Si escribes un soneto que no dice nada o lo que dice lo dice mal, la forma inmediatamente salta y te señala, si no eres un sordo o un necio, el error, el lugar donde has caído y, sobre todo —lo más importante—, la fuerza enorme del significado, llamándote desde todos los caminos, y la presencia insoslayable de la realidad con su voz clara y precisa, pero también con su ronco vozarrón grueso de violencia y calle. El soneto con sus pasitos de ballet, bajo su difícil quisquilla en busca de vestido delicado y perfecto y en su manía sonora es, al final y como demostró Quevedo, un desplante de puro significado y de la fuerza del mundo que nos pide su representación y hechura. Por eso, en su apretada y a la vez extensa red cabe la prosa y el mito de Edipo —ahí está el texto increíble de Borges— o una carrera en zapatillas de tenis.

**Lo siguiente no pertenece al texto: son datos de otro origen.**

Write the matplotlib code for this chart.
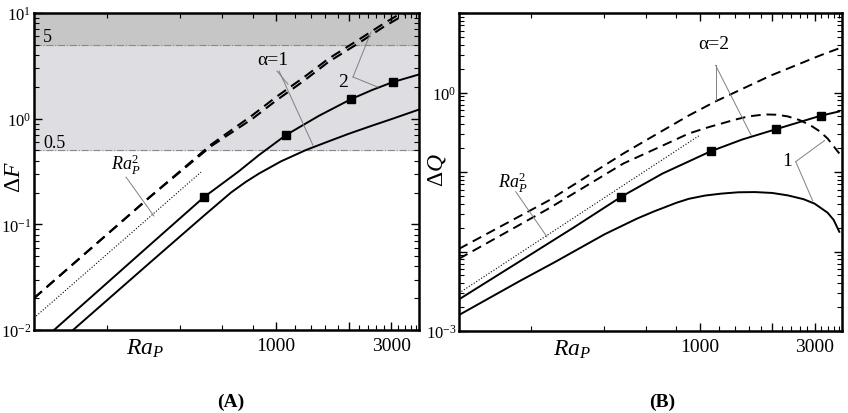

El soneto, ese artificio lleno de toda clase de repeticiones, tan sofisticado que ha logrado saltar por encima de los años y las épocas, no es —como muchos consideran— un mero divertimento ni un “artefacto verbal”. Es, sí, una máquina de tocar tiempo y de pensar el mundo, sólo comparable al epigrama o al haikú. Pero el soneto tiene la ventaja que implica la traslación y las síntesis sucesivas. Es una forma que en su miniatura y rebuscamiento deviene lo contrario: intenso contenido en movimiento y a flor de piel. Esto jamás lo podrán ver los descendientes anacrónicos de las vanguardias históricas y de los sesentones y enmezclillados poetas “Beats” de los noventa.
Lo extraño es que con el soneto pasa lo mismo que lo que nos ocurre cuando vamos a ver un gran ballet clásico. En el proemio la escena parece tiesa y, con frecuencia, patética. Una mujer y hombre que dan saltitos en el aire y baten los pies como niños. Ridículo. Pero unos momentos más tarde, si abrimos bien los ojos, ese “ir y venir” —absurdo y grotesco— adquiere una presencia única y poderosa.
Sucede lo mismo con el soneto. Su “cosa en sí” no se da inmediatamente. Sólo la podemos alcanzar si entramos en todo aquello que el propio soneto nos opone, deliberadamente, para que no podamos leerlo o lo leamos mal. Cuando vencemos los obstáculos, entonces estamos en las manos de sus múltiples diferencias en repetición o, para decirlo en el lenguaje amanerado de los filósofos franceses contemporáneos, de su “epistemología” desconcertante, a veces grotesca, siempre aguda.
¿Cómo escribo? ¿Cómo escribo poemas, ensayos o novela?
Después de aquella experiencia juvenil, con el temor a la forma y, al mismo tiempo, con el sueño de su resbaladilla, de su blanca pista tan dura en camino hacia la realidad, en camino hacia el contenido que siempre nos confronta.